■ Given information:
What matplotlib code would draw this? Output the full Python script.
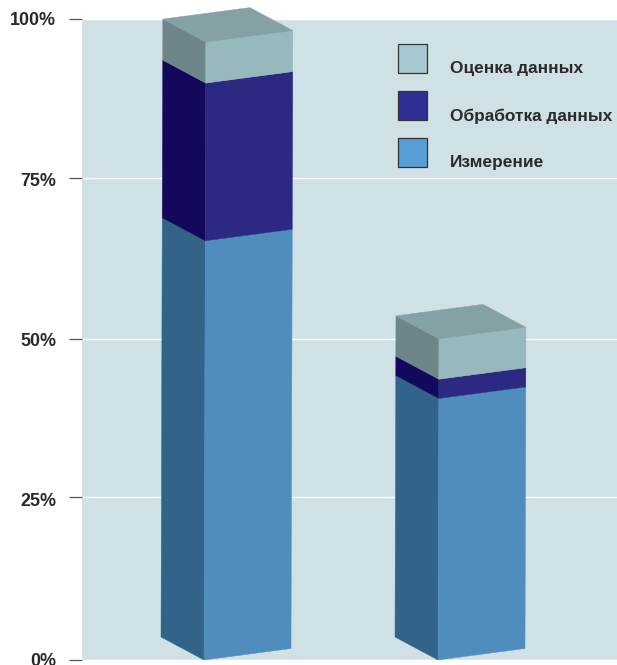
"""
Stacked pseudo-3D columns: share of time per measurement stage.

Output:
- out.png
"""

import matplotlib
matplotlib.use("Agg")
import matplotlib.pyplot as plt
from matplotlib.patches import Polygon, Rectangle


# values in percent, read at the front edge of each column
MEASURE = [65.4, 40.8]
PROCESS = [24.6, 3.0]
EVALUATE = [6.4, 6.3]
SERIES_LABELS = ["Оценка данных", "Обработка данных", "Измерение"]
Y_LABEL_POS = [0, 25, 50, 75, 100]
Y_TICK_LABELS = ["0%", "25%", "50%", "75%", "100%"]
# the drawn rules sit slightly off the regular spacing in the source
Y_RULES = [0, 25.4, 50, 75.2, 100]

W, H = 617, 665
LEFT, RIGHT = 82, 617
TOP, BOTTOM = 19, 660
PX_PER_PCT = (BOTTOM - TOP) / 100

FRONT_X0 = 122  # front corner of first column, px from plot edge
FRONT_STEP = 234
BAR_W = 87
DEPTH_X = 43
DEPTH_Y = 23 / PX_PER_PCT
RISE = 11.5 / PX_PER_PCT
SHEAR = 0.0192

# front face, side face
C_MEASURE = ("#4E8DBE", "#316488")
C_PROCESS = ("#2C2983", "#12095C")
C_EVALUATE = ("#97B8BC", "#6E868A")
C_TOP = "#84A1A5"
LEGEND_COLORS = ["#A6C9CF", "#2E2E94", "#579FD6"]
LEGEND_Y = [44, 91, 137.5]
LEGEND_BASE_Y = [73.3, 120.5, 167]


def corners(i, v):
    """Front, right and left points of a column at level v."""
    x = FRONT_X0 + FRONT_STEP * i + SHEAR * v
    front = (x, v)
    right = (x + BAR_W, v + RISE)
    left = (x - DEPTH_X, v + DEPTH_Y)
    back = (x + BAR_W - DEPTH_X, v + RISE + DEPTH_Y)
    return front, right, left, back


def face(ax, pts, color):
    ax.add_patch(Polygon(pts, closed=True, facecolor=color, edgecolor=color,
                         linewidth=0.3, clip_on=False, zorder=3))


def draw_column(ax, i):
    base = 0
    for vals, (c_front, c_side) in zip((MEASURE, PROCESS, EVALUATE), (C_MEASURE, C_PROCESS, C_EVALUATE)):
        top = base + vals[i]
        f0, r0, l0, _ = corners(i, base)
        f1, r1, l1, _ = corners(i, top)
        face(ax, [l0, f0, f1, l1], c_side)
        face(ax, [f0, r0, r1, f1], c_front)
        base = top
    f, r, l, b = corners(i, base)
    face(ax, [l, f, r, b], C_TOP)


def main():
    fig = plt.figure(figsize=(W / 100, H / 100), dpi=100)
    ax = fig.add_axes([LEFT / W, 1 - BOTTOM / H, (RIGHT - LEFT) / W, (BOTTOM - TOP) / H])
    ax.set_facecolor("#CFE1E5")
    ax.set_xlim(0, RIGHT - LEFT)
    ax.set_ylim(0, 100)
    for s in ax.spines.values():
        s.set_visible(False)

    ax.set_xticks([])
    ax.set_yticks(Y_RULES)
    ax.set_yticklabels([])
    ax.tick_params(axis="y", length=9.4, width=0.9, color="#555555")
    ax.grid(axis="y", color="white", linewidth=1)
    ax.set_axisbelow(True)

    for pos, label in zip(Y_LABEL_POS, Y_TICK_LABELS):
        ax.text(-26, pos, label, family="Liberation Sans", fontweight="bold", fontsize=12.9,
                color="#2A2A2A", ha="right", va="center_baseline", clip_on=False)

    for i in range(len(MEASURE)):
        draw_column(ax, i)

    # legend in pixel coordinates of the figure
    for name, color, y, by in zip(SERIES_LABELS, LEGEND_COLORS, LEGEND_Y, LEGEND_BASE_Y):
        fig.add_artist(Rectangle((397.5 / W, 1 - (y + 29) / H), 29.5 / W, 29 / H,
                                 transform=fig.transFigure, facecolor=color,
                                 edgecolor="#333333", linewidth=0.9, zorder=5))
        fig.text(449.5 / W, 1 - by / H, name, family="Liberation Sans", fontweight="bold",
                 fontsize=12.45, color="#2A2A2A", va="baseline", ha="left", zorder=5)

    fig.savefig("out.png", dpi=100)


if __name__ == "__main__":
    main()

■ Job:
Pictures excluded, repeat exactly the lines from the top of the material through the line with "linewidth=0.3, clip_on=False, zorder=3))", including both of those lines.

■ Solution to the exercise:
What matplotlib code would draw this? Output the full Python script.
"""
Stacked pseudo-3D columns: share of time per measurement stage.

Output:
- out.png
"""

import matplotlib
matplotlib.use("Agg")
import matplotlib.pyplot as plt
from matplotlib.patches import Polygon, Rectangle


# values in percent, read at the front edge of each column
MEASURE = [65.4, 40.8]
PROCESS = [24.6, 3.0]
EVALUATE = [6.4, 6.3]
SERIES_LABELS = ["Оценка данных", "Обработка данных", "Измерение"]
Y_LABEL_POS = [0, 25, 50, 75, 100]
Y_TICK_LABELS = ["0%", "25%", "50%", "75%", "100%"]
# the drawn rules sit slightly off the regular spacing in the source
Y_RULES = [0, 25.4, 50, 75.2, 100]

W, H = 617, 665
LEFT, RIGHT = 82, 617
TOP, BOTTOM = 19, 660
PX_PER_PCT = (BOTTOM - TOP) / 100

FRONT_X0 = 122  # front corner of first column, px from plot edge
FRONT_STEP = 234
BAR_W = 87
DEPTH_X = 43
DEPTH_Y = 23 / PX_PER_PCT
RISE = 11.5 / PX_PER_PCT
SHEAR = 0.0192

# front face, side face
C_MEASURE = ("#4E8DBE", "#316488")
C_PROCESS = ("#2C2983", "#12095C")
C_EVALUATE = ("#97B8BC", "#6E868A")
C_TOP = "#84A1A5"
LEGEND_COLORS = ["#A6C9CF", "#2E2E94", "#579FD6"]
LEGEND_Y = [44, 91, 137.5]
LEGEND_BASE_Y = [73.3, 120.5, 167]


def corners(i, v):
    """Front, right and left points of a column at level v."""
    x = FRONT_X0 + FRONT_STEP * i + SHEAR * v
    front = (x, v)
    right = (x + BAR_W, v + RISE)
    left = (x - DEPTH_X, v + DEPTH_Y)
    back = (x + BAR_W - DEPTH_X, v + RISE + DEPTH_Y)
    return front, right, left, back


def face(ax, pts, color):
    ax.add_patch(Polygon(pts, closed=True, facecolor=color, edgecolor=color,
                         linewidth=0.3, clip_on=False, zorder=3))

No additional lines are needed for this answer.